Colossians 2:9-15
Good Friday, April 2, 2010
"Nailed to the Cross"
“Author and speaker Brennan Manning tells the story of a woman who visited her priest and told him that when she prays, she sees Jesus in a vision.
“He appears to me as real as you are standing here right now, Father,” said the woman. “And he speaks to me. He tells me that he loves me and wants to be with me. Do you think I’m crazy?”
“Not at all,” replied the priest. “But to make sure it is really Jesus who is visiting you, I want you to ask him a question when he appears to you again. Ask him to tell the sins that I confessed to him in confession. Then come back and tell me what he said.”
A few days later the women returned.
“Did you have another vision of Jesus?” the priest asked her.
“Yes I did Father,” she replied.
“And did you ask him to tell you the sins that I confessed to him while I was in confession?”
“Yes I did.”
“And what did he tell you?” asked the priest expectantly.
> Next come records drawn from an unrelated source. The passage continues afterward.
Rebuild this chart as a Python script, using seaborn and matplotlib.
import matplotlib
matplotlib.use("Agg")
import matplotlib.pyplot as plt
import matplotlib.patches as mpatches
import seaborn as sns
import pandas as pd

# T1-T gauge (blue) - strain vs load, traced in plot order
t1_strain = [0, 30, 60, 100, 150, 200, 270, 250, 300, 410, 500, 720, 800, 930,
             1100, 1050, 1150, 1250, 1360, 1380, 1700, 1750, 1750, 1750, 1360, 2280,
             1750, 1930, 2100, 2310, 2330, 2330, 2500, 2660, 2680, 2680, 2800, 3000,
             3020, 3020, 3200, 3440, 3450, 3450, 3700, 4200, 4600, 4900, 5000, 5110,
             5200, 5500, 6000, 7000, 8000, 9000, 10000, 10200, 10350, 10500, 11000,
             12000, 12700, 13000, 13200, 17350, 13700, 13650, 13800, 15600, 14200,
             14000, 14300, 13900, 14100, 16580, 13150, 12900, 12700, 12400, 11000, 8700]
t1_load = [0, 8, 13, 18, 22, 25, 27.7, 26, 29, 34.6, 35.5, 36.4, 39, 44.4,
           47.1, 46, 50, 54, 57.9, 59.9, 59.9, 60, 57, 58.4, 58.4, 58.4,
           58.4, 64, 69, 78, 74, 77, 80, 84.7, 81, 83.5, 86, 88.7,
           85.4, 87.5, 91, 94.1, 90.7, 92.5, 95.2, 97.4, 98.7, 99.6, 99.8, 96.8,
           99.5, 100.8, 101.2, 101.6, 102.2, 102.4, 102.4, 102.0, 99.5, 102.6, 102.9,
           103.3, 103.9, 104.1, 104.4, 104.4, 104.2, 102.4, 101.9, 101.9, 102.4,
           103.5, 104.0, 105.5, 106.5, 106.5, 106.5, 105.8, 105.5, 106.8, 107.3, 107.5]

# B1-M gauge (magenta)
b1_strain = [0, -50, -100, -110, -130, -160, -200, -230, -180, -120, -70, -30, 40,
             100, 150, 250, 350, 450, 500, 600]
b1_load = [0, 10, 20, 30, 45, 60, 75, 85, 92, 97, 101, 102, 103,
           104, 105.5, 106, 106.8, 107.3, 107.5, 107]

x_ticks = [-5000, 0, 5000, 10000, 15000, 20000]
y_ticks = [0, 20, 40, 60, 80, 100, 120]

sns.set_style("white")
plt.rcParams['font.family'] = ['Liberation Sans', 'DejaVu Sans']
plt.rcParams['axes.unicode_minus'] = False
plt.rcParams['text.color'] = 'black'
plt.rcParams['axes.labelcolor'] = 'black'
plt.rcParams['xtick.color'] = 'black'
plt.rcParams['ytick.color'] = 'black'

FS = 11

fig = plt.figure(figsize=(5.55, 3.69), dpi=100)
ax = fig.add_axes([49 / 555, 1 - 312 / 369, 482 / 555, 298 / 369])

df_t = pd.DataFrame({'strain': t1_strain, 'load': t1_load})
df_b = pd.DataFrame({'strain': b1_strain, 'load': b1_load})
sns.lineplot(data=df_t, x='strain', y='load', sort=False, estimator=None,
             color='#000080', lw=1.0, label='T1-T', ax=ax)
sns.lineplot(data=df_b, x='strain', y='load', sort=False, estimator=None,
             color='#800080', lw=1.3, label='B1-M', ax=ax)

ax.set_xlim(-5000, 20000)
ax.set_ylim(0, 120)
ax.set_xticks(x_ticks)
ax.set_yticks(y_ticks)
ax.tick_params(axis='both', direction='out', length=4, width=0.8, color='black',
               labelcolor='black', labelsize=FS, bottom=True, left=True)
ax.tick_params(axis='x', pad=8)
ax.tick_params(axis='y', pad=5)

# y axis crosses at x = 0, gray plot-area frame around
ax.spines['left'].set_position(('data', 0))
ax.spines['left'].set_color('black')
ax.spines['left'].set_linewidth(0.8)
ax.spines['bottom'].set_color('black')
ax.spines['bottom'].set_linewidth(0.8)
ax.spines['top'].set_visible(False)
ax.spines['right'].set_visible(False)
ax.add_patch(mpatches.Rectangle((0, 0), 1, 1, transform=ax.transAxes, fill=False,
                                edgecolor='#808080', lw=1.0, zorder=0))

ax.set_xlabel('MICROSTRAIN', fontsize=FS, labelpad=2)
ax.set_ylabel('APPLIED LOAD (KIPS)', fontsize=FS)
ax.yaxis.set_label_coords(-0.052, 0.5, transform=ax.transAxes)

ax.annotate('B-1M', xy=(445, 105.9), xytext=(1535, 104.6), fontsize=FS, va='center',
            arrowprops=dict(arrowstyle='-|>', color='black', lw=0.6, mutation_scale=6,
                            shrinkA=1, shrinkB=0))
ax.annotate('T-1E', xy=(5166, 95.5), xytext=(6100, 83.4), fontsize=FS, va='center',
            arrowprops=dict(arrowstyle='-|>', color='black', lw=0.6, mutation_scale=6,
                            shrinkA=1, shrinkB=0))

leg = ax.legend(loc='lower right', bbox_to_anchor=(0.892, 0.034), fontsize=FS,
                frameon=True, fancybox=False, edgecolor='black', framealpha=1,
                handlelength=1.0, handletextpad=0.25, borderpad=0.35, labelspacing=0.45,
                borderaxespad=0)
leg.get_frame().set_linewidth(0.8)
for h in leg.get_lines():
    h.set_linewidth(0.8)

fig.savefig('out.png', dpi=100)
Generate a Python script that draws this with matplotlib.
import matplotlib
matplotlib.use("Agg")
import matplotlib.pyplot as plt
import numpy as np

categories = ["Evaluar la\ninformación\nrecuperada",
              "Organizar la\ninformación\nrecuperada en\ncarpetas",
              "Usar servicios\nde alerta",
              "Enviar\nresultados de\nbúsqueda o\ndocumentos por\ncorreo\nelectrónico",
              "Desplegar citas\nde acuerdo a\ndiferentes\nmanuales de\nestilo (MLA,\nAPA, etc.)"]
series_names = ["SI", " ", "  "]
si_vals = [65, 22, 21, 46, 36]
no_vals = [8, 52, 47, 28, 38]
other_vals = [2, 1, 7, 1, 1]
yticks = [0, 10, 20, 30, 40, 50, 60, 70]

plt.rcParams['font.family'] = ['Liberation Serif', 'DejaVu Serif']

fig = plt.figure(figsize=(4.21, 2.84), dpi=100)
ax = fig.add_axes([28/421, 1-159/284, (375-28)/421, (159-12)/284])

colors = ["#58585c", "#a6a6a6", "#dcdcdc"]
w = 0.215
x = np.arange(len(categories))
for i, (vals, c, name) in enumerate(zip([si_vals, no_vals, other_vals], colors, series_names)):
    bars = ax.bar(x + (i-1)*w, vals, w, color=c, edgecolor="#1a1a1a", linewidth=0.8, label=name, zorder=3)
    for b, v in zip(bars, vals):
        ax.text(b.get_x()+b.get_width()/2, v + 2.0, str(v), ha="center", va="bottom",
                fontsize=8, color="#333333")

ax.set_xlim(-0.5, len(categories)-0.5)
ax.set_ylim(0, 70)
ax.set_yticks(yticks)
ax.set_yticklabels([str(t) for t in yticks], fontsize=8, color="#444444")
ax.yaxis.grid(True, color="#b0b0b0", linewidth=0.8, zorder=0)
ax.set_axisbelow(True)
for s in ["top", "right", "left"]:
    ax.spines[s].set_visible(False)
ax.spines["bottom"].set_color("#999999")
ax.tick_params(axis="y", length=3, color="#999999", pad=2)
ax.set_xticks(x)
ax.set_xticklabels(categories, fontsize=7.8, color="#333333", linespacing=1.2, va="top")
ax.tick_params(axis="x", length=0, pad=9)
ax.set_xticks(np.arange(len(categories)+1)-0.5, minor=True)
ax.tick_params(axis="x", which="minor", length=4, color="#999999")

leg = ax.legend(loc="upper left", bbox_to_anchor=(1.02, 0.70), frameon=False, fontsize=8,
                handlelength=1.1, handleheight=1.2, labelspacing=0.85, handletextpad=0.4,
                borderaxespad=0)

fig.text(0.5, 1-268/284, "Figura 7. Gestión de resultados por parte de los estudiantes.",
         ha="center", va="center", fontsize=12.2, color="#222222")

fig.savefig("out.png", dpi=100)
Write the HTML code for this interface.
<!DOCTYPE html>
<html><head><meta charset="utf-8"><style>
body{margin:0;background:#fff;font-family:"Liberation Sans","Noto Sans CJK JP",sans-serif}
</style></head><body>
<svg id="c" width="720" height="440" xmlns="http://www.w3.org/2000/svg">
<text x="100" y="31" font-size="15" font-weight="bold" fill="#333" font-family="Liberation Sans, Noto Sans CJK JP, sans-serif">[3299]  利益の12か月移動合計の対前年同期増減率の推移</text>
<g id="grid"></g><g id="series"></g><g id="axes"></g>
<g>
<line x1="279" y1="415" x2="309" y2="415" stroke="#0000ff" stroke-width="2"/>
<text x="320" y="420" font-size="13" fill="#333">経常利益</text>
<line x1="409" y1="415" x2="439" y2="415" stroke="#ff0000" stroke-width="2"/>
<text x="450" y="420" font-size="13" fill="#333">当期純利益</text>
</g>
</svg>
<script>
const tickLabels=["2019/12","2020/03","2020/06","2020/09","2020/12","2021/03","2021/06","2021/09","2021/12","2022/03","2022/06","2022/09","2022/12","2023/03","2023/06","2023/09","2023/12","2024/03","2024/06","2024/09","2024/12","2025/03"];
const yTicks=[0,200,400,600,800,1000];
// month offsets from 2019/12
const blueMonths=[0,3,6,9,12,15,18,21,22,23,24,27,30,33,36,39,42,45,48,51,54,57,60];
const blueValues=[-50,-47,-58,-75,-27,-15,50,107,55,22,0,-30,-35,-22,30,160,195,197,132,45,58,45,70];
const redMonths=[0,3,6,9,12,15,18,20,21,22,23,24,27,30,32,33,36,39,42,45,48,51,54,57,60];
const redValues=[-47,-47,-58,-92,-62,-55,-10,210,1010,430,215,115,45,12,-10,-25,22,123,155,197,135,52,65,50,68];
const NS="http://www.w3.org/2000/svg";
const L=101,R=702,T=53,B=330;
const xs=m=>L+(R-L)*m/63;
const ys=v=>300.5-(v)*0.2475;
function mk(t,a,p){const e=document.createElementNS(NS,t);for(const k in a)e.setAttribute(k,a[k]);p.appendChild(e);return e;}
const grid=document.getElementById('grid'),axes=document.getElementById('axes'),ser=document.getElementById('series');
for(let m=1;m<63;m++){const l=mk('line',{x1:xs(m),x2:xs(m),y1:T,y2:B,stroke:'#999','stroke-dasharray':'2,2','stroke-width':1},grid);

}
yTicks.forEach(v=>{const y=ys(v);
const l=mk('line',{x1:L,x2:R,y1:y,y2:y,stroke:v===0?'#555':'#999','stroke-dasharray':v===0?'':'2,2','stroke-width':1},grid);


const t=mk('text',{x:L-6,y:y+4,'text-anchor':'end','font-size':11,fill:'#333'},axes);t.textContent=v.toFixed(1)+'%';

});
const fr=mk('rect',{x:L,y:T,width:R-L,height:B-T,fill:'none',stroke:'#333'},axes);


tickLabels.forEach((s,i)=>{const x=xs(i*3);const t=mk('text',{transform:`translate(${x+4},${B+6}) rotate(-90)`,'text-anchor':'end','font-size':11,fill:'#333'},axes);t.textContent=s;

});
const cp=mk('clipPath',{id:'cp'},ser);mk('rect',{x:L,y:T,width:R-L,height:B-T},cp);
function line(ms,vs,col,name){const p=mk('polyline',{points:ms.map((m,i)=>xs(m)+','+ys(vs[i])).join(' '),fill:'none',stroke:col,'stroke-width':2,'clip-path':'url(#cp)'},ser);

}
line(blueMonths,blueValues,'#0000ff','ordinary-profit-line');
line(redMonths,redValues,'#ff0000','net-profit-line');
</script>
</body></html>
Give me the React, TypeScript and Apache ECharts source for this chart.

“He said…..’I forgot.’” Copyright 2001 Youth Specialties, Inc.
God forgive and forgets when we confess our sins. God forgives our sin and cleanses us from all unrighteousness.
Tonight I am talking about how our sins are nailed to the cross and what that has to do with forgiveness and new life. What is the meaning of our scripture where Paul says about our debts, our sins, “He nailed them to the cross.”
In the ancient world when you took out a loan you yourself wrote and signed the debt note. The person who made the loan kept that note with all the rules and stipulations in it that had to do with paying it back. It was called a certificate of indebtedness and often in the ancient world people would take out loans at such a high interest rate that they could never pay them back. They then wound up in debtors prison, or being sold into slavery or selling themselves into slavery to pay for their debt.
In other words the debt was often more than anyone could pay.
In this scripture the thought is that we by our sin have incurred such a debt towards God that we on our own can never repay. We are slaves to sin being controlled by our debt, our sin and not by God.
Today, we talk about people having a debt to society for crimes they have committed and within our faith we often pray, “Forgive us our debts as we forgive our debtors.”
The first verse I read tonight said the in Christ “the fullness of Deity dwelt.” All of God that could be stuffed into a human being was stuffed into Jesus. To look at Jesus and understand Jesus was to understand God. It goes on to say that we have been given fullness in Christ, which means in us we have the Spirit we through our baptism are in Christ. But we also have the sin that clings.
In baptism we are “in Christ” so we die with him and are raised with him to new life in his resurrection.
When Jesus hung on the cross all our sins hung there too, nailed with him to the cross. As the scripture says, “He became sin who knew no sin.” Our debts, our sins, our mortgage, our overcharged credit card of life incurred by sin hung there on that cross too.
But by Jesus’ death the debt, our debt was canceled. Debt does not follow one beyond the grave. God tore up, burned up the mortgage and set us free!!!!
Those who have paid off a crushing personal loan, or mortgage or credit card debt know the freedom of finally being debt free. You often have a big party and a ritual of burning the mortgage, or note. My former church in Mesa is having a big party now because a $225,000 debt that kept them from paying their apportionments and hampered their ministry was recently forgiven. My brother who attends that church had to call me with that good news!!!
Jesus does the same thing on the cross with our spiritual, moral and emotional life. Jesus’ cross sets us free from shame, moral corruption and spiritual death and grants us the freedom of new life, a life free of the debt of sin.
In Protestant churches the cross is bare like the one I stand next to tonight. There is no broken body of Christ hanging there. Crosses with Christ’s body on them remind us of the seriousness of our sin. Our sin cost our Savior his life, but the empty cross emphasizes that Christ is alive; our sins are burned up, forgiven, erased and forgotten. We have new life in Christ.
Tonight I invite you to be a part of this new life. I invite you to nail your sins to the cross and have them forgiven. I invite you to claim the power of your baptism. In baptism into Christ our sins are forgiven and forgotten, erased in His death. In baptism we are raised up with Christ into heavenly realms, into new life.
Tonight I invite you once again to be a part of this forgiveness and forgetting of your debt your sin. I invite you to nail your sin to the cross. I invite you to write down on the paper you received at the door when you walked in any sin for which you wish God to forgive you.
Write down any secret shame to be overcome, or moral problem to be confessed and overcome with new life. Write them down and while the choir sings “Alas, And Did My Savior Bleed” please come down and pin/nail your sins to the cross.
You can spell them out or use symbols to describe them. No one will see these but you and God for in a flash they will be destroyed, erased, burned up on the cross. After you have come forward please return to your seats and remain in prayer until everyone has come forward including the choir.
(People come forward) (Choir comes forward)
It’s time to burn the mortgage, our debt of sin and shame. It is time to receive new life in Christ and follow the light of Christ into the world.
(Light up the sins)
Exit in silence now following the Christ candle and join us on Sunday to celebrate new life in Christ’s resurrection from the dead.